POR FRANCISCA MILLÁN, ABOGADA FEMINISTA Y SOCIA DE AML DEFENSA DE MUJERES
El regreso de Carlos Ruiz al ámbito académico y al debate público, tras la finalización de su proceso judicial por violencia intrafamiliar, ha estado marcado por una narrativa confusa y contradictoria. En su primera aparición en los medios, Ruiz presentó una versión poco clara de los acontecimientos, sin especificar los detalles del cierre del proceso. Posteriormente, en una carta dirigida a El Mercurio, alegó haber sufrido un procedimiento injusto, sugiriendo que él mismo fue víctima del sistema. Sin embargo, la fiscalía mantiene una postura firme: Ruiz admitió su responsabilidad por las lesiones infligidas a su pareja y optó por un procedimiento abreviado.
Más allá de la figura pública en cuestión, este caso plantea una interrogante fundamental: la distinción entre la verdad fáctica y la verdad jurídica.
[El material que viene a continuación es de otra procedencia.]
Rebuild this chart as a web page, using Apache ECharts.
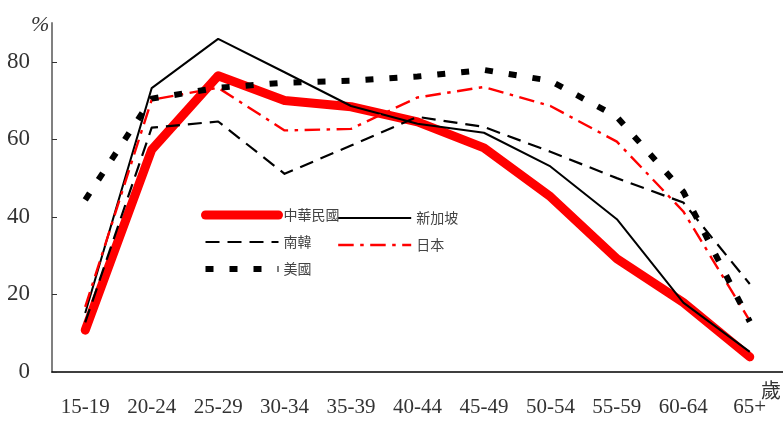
<!DOCTYPE html>
<html>
<head>
<meta charset="utf-8">
<script src="https://cdn.jsdelivr.net/npm/echarts@6/dist/echarts.min.js"></script>
<style>
  html, body { margin: 0; padding: 0; background: #fff; }
  #chart { width: 783px; height: 422px; }
</style>
</head>
<body>
<div id="chart"></div>
<script>
// Age groups on the horizontal axis
const ageGroups = ['15-19', '20-24', '25-29', '30-34', '35-39', '40-44', '45-49', '50-54', '55-59', '60-64', '65+'];

// Female labour force participation rate by age (%)
const taiwan    = [10.8, 57.3, 76.4, 70.0, 68.4, 64.5, 57.8, 45.2, 29.2, 17.9, 3.9];
const singapore = [15.2, 73.2, 85.9, 77.3, 68.6, 64.0, 61.7, 53.0, 39.4, 17.9, 5.2];
const korea     = [12.8, 63.0, 64.6, 51.1, 58.4, 65.8, 63.2, 56.8, 50.0, 43.7, 22.7];
const japan     = [16.8, 70.2, 73.3, 62.3, 62.7, 70.8, 73.5, 68.6, 59.4, 41.4, 13.2];
const usa       = [44.4, 70.5, 73.3, 74.6, 75.1, 76.2, 77.9, 75.1, 65.8, 46.5, 13.0];

// Y axis labels
const yTicks = [0, 20, 40, 60, 80];

const seriesNames = ['中華民國', '新加坡', '南韓', '日本', '美國'];

const styles = {
  '中華民國': { color: '#ff0000', width: 9, type: 'solid', cap: 'round' },
  '新加坡':   { color: '#000000', width: 2, type: 'solid', cap: 'butt' },
  '南韓':     { color: '#000000', width: 2.2, type: [14, 8], cap: 'butt' },
  '日本':     { color: '#ff0000', width: 2.4, type: [15.5, 6.5, 3.5, 6.5], cap: 'butt' },
  '美國':     { color: '#000000', width: 6, type: [8, 16], cap: 'butt' }
};

const dataByName = {
  '中華民國': taiwan,
  '新加坡': singapore,
  '南韓': korea,
  '日本': japan,
  '美國': usa
};

const serifFont = '"Liberation Serif", "DejaVu Serif", serif';
const cjkFont = '"Noto Sans CJK TC", "Noto Sans CJK SC", sans-serif';

function legendItem(name) {
  const s = styles[name];
  return {
    name: name,
    itemStyle: { color: 'rgba(0,0,0,0)', borderWidth: 0, opacity: 0 },
    lineStyle: { color: s.color, width: s.width, type: s.type, cap: s.cap }
  };
}

const legendCommon = {
  orient: 'vertical',
  padding: 0,
  itemWidth: 73,
  itemHeight: 16,
  itemGap: 13,
  selectedMode: false,
  textStyle: { fontFamily: cjkFont, fontSize: 14, color: '#444', padding: [12, 0, 0, 0] }
};

const chart = echarts.init(document.getElementById('chart'), null, { renderer: 'canvas' });

chart.setOption({
  animation: false,
  backgroundColor: '#ffffff',
  grid: { left: 52, right: -4, top: 23, bottom: 50, containLabel: false },
  legend: [
    Object.assign({}, legendCommon, {
      left: 201, top: 208,
      data: ['中華民國', '南韓', '美國'].map(legendItem)
    }),
    Object.assign({}, legendCommon, {
      left: 337, top: 211,
      data: ['新加坡', '日本'].map(legendItem)
    })
  ],
  xAxis: {
    type: 'category',
    data: ageGroups,
    boundaryGap: true,
    axisLine: { lineStyle: { color: '#000', width: 1.5 } },
    axisTick: { inside: true, length: 7, alignWithLabel: false, lineStyle: { color: '#555', width: 1 } },
    axisLabel: { margin: 25, fontFamily: serifFont, fontSize: 21, color: '#333' },
    splitLine: { show: false }
  },
  yAxis: {
    type: 'value',
    min: 0,
    max: 90,
    axisLine: { show: true, lineStyle: { color: '#808080', width: 2 } },
    axisTick: { show: true, inside: true, length: 5, customValues: yTicks, lineStyle: { color: '#333', width: 1 } },
    axisLabel: { margin: 22, customValues: yTicks, fontFamily: serifFont, fontSize: 23, color: '#333' },
    splitLine: { show: false }
  },
  graphic: [
    {
      type: 'text', left: 31, top: 14,
      style: { text: '%', font: 'italic 22px ' + serifFont, fill: '#333' }
    },
    {
      type: 'text', left: 761, top: 380,
      style: { text: '歲', font: '20px ' + cjkFont, fill: '#333' }
    }
  ],
  series: seriesNames.map(function (name) {
    const s = styles[name];
    return {
      name: name,
      type: 'line',
      data: dataByName[name],
      symbol: 'none',
      smooth: false,
      lineStyle: { color: s.color, width: s.width, type: s.type, cap: s.cap, join: 'round' },
      itemStyle: { color: s.color }
    };
  })
});
</script>
</body>
</html>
En el ámbito penal, la ausencia de una condena con juicio y sentencia firme no implica necesariamente la inexistencia de actos procesales que indican la postura del acusado. Decidir no ir a juicio no es, por sí mismo, una prueba de culpabilidad, pero resulta incompatible con la insistencia en mantener la inocencia. No se puede pretender, en un solo movimiento, evadir el escrutinio judicial y luego retornar al espacio público como si todo hubiera sido una injusticia estructural.
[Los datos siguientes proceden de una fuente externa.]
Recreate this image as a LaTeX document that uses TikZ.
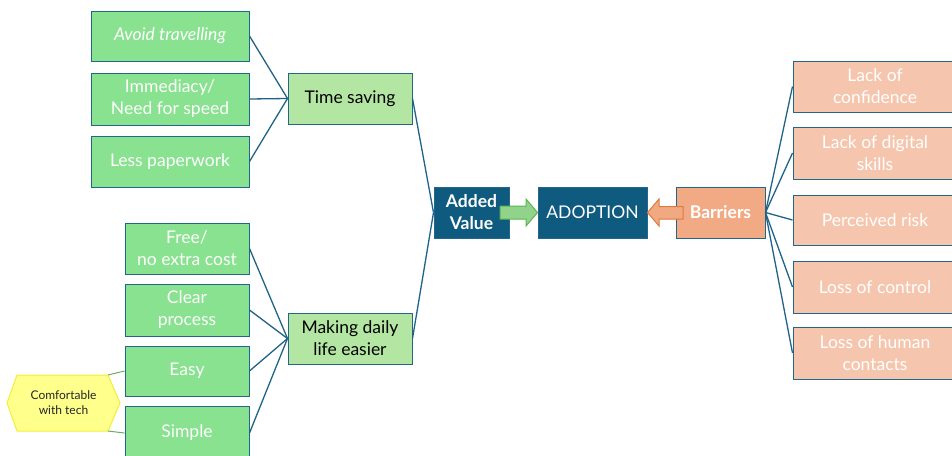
\documentclass[tikz,border=0pt]{standalone}
\usepackage{fontspec}
\setmainfont{Lato}
\definecolor{leafgreen}{HTML}{88E28F}
\definecolor{midgreen}{HTML}{B3E6A2}
\definecolor{edge}{HTML}{22678A}
\definecolor{conn}{HTML}{1F6388}
\definecolor{darkblue}{HTML}{0F5B80}
\definecolor{barrier}{HTML}{F1AA84}
\definecolor{peach}{HTML}{F5C6AD}
\definecolor{hexfill}{HTML}{FFFF8C}
\definecolor{hexedge}{HTML}{F2EE3A}
\definecolor{arrgreen}{HTML}{92D38C}
\definecolor{arrgreenedge}{HTML}{5CB54E}
\definecolor{arrorange}{HTML}{F1A982}
\definecolor{arrorangeedge}{HTML}{DF7A42}
\definecolor{hexline}{HTML}{6DAE5E}
\tikzset{
  base/.style={draw=edge, line width=1pt, inner sep=0pt, align=center,
    font=\fontsize{17.5}{22}\selectfont},
  leaf/.style={base, fill=leafgreen, text=white, minimum width=158pt},
  leafb/.style={base, fill=leafgreen, text=white, minimum width=124pt},
  mid/.style={base, fill=midgreen, text=black, minimum width=124pt},
  core/.style={base, fill=darkblue, text=white},
  barr/.style={base, fill=barrier, text=white, font=\fontsize{17.5}{22}\selectfont\bfseries},
  right/.style={base, fill=peach, text=white, minimum width=164pt},
  link/.style={draw=conn, line width=1.3pt},
  hexlink/.style={draw=hexline, line width=1pt}
}
\begin{document}
\begin{tikzpicture}[x=1pt,y=-1pt]
\useasboundingbox (0,0) rectangle (952,455);
\begin{scope}
\clip (0,0) rectangle (952,455);
% left top
\node[leaf, minimum height=50pt, font=\fontsize{17.5}{22}\selectfont\itshape] (avoid) at (170,36) {Avoid travelling};
\node[leaf, minimum height=52pt] (imm) at (170,99) {Immediacy/\\Need for speed};
\node[leaf, minimum height=51pt] (less) at (170,161.5) {Less paperwork};
\node[mid, minimum height=51pt] (time) at (350,98.5) {Time saving};
% left bottom
\node[leafb, minimum height=51pt] (free) at (187,248.5) {Free/\\no extra cost};
\node[leafb, minimum height=52pt] (clear) at (187,310) {Clear\\process};
\node[leafb, minimum height=50pt] (easy) at (187,371) {Easy};
\node[leafb, minimum height=54pt] (simple) at (187,433) {Simple};
\node[mid, minimum height=51pt] (making) at (350,338.5) {Making daily\\life easier};
% hexagon
\coordinate (hTL) at (17,375);
\coordinate (hTR) at (108,375);
\coordinate (hR) at (120,403);
\coordinate (hBR) at (108,431);
\coordinate (hBL) at (17,431);
\coordinate (hL) at (7,403);
\fill[hexfill, draw=hexedge, line width=1pt] (hL) -- (hTL) -- (hTR) -- (hR) -- (hBR) -- (hBL) -- cycle;
\node[align=center, text=black!85, font=\fontsize{12}{15}\selectfont] (hex) at (63.5,403) {Comfortable\\with tech};
% centre
\node[core, minimum width=75pt, minimum height=51pt, font=\fontsize{17.5}{22}\selectfont\bfseries] (added) at (471.5,212.5) {Added\\Value};
\node[core, minimum width=109pt, minimum height=51pt] (adopt) at (592.5,212.5) {ADOPTION};
\node[barr, minimum width=89pt, minimum height=51pt] (barriers) at (720.5,212.5) {Barriers};
% right
\node[right, minimum height=51pt] (lc) at (875,86.5) {Lack of\\confidence};
\node[right, minimum height=52pt] (lds) at (875,153) {Lack of digital\\skills};
\node[right, minimum height=50pt] (pr) at (875,220) {Perceived risk};
\node[right, minimum height=52pt] (loc) at (875,287) {Loss of control};
\node[right, minimum height=52pt] (lhc) at (875,353) {Loss of human\\contacts};
% connectors
\foreach \n in {avoid,imm,less} \draw[link] (\n.east) -- (time.west);
\foreach \n in {free,clear,easy,simple} \draw[link] (\n.east) -- (making.west);
\draw[link] (time.east) -- (added.west);
\draw[link] (making.east) -- (added.west);
\foreach \n in {lc,lds,pr,loc,lhc} \draw[link] (barriers.east) -- (\n.west);
\draw[hexlink] (hTR) -- (easy.west);
\draw[hexlink] (hBR) -- (simple.west |- 0,433);
% block arrows
\coordinate (gS) at (500,212.5);
\coordinate (gT) at (adopt.west);
\fill[arrgreen, draw=arrgreenedge, line width=1pt]
  (500,206) -- (526,206) -- (526,199) -- (gT) -- (526,226) -- (526,219) -- (500,219) -- cycle;
\coordinate (oT) at (adopt.east);
\fill[arrorange, draw=arrorangeedge, line width=1pt]
  (683,206.5) -- (659,206.5) -- (659,199) -- (oT) -- (659,226) -- (659,219) -- (683,219) -- cycle;
\end{scope}
\end{tikzpicture}
\end{document}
Es aún más ofensivo utilizar la continuidad de la relación como un escudo para sembrar dudas sobre la violencia ejercida en ella. Este fenómeno no es nuevo: el agresor que sigue vinculado a la víctima se cubre con un manto de impunidad que convierte la relación en una especie de coartada permanente. Como si el mantener el vínculo afectivo pudiera reescribir el pasado o anular el daño infligido. Deberíamos ser conscientes, como sociedad, de la complejidad y la naturaleza muchas veces inescapable de las dinámicas de violencia dentro de una relación.
Este tipo de relatos estratégicos son comunes en figuras públicas involucradas en acusaciones de violencia de género. En lugar de reconocer su responsabilidad con un mínimo de autocrítica, intentan construir una narrativa que invisibiliza la violencia y les presenta como mártires de un sistema injusto. No se pretende exigir una «muerte civil» para quienes han enfrentado procesos de este tipo, pero sí es necesario reflexionar sobre las narrativas que eligen para su retorno. Aquello que aspire a recuperar su lugar en la academia o en la opinión pública debe hacerlo con honestidad respecto a su propia historia.
Resulta irónico —o incluso una ofensa— que la enseñanza de la “Historia Social” recaiga en manos de alguien que manipula deliberadamente los mismos mecanismos de dominación que estudia, con el propósito de imponer un relato favorable, proteger su imagen y debilitar los discursos de género desde su propia posición hegemónica. No hay mayor traición a la profesión que la manipulación de la memoria, la omisión selectiva o la reconstrucción oportunista de los hechos. Quien debería educar sobre cómo se construyen las narrativas de poder, las crisis de legitimidad y los pactos de silencio es, a su vez, su mejor exponente. Un sociólogo que modela la historia para salvarse a sí mismo solo evidencia que su principal enfoque de estudio ha sido su propia impunidad.